In recent years…like most of us as we get older…I, too, have suffered many major operations and a bout with cancer. Yes, I endured pain, stress, and worry. Yes, I wondered what the future held for me. But, every time I started to become bitter and complain about my life, I thought of Deon. Instantly, I prayed to God asking for forgiveness and giving thanks for His many blessings. Greatness like Deon’s does that to a person.
Despite the odds and the staggering severity of his condition, Deon lived twice as many years as others suffering from the same tragic situation. For sure, he was a fighter. Giving up or failing were never acceptable options for Deon.

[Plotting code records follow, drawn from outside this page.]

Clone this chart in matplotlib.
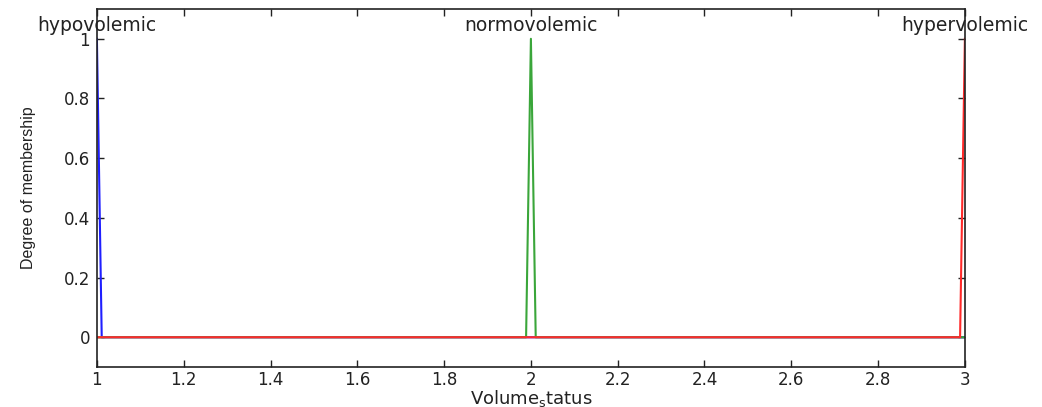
import matplotlib
matplotlib.use('Agg')
import matplotlib.pyplot as plt

# membership function vertices over the Volume_status range
hypo_x = [1.0, 1.0111, 3.0]
hypo_y = [1.0, 0.0, 0.0]
normo_x = [1.0, 1.9889, 2.0, 2.0111, 3.0]
normo_y = [0.0, 0.0, 1.0, 0.0, 0.0]
hyper_x = [1.0, 2.9889, 3.0]
hyper_y = [0.0, 0.0, 1.0]

mf_names = ['hypovolemic', 'normovolemic', 'hypervolemic']
mf_peaks = [1.0, 2.0, 3.0]

x_ticks = [1.0, 1.2, 1.4, 1.6, 1.8, 2.0, 2.2, 2.4, 2.6, 2.8, 3.0]
x_tick_labels = ['1', '1.2', '1.4', '1.6', '1.8', '2', '2.2', '2.4', '2.6', '2.8', '3']
y_ticks = [0.0, 0.2, 0.4, 0.6, 0.8, 1.0]
y_tick_labels = ['0', '0.2', '0.4', '0.6', '0.8', '1']

fig = plt.figure(figsize=(10.42, 4.07), dpi=100)
ax = fig.add_axes([0.093, 0.098, 0.833, 0.880])

ax.plot(hypo_x, hypo_y, color='#1f1fff', linewidth=1.5)
ax.plot(normo_x, normo_y, color='#3aa63a', linewidth=1.5)
ax.plot(hyper_x, hyper_y, color='#ff2a2a', linewidth=1.5)

for name, peak in zip(mf_names, mf_peaks):
    ax.text(peak, 1.045, name, ha='center', va='center', fontsize=13.5,
            color='#222222')

ax.set_xlim(1, 3)
ax.set_ylim(-0.1, 1.1)
ax.set_xticks(x_ticks)
ax.set_xticklabels(x_tick_labels, fontsize=12)
ax.set_yticks(y_ticks)
ax.set_yticklabels(y_tick_labels, fontsize=12)
ax.tick_params(direction='in', length=5, top=True, right=True, width=1,
               pad=5, colors='#222222')
ax.tick_params(axis='x', pad=3)
for side in ax.spines.values():
    side.set_color('#222222')
    side.set_linewidth(1.2)

ax.set_xlabel(r'Volume$_{\mathrm{s}}$tatus', fontsize=13, labelpad=-1,
              color='#222222')
ax.set_ylabel('Degree of membership', fontsize=11.5, labelpad=20,
              family=['Liberation Sans', 'DejaVu Sans'], color='#222222')

fig.savefig('out.png', dpi=100)
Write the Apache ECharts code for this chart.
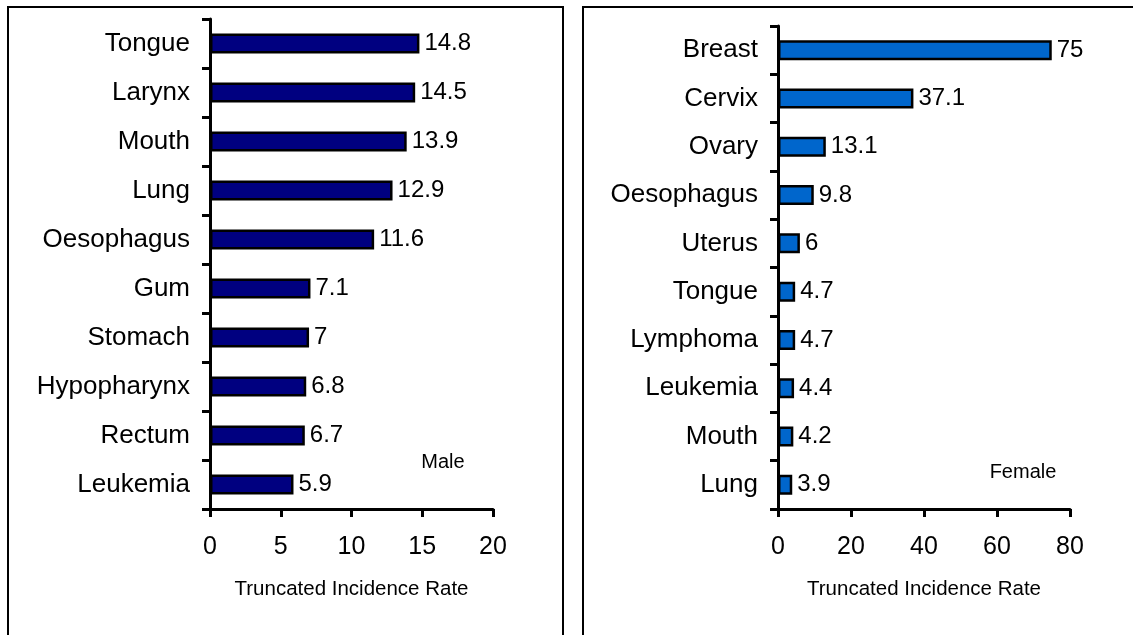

However, Wanda and I know Deon had a blessing most others did not have. He had his wife, Connie. I absolutely believe her great love for Deon and her round-the-clock commitment to his total care gave Deon those extra years. Even though I have personally witnessed her unwavering dedication, I am still in awe of her courage, strength, and countless sacrifices. Connie, you are much loved and an inspiration to everyone that knows you. You were Deon’s personal angel.

Today, in closing, we honor the life of a great man…a true man. Because of his time as Hardin County Sheriff, many people have said Deon reminded them of the famous sheriff in the real life movie, “Walking Tall.” I agree. And, for me personally, I think Deon was “The John Wayne of Hardin County.”
If I was a soldier in a fox hole during battle, I would want Deon fighting beside me. If I sought integrity, honesty, and capability in a law enforcement officer, I would choose Deon. If I needed a loyal and trustworthy friend, I would choose Deon. If God needed another great angel in Heaven, He would choose Deon…and He did.
Doen, I have never known a man that stood as tall as you…especially during those unimaginable years when you couldn’t stand at all.
God bless you, my forever friend…and thank you for spending time with all of us.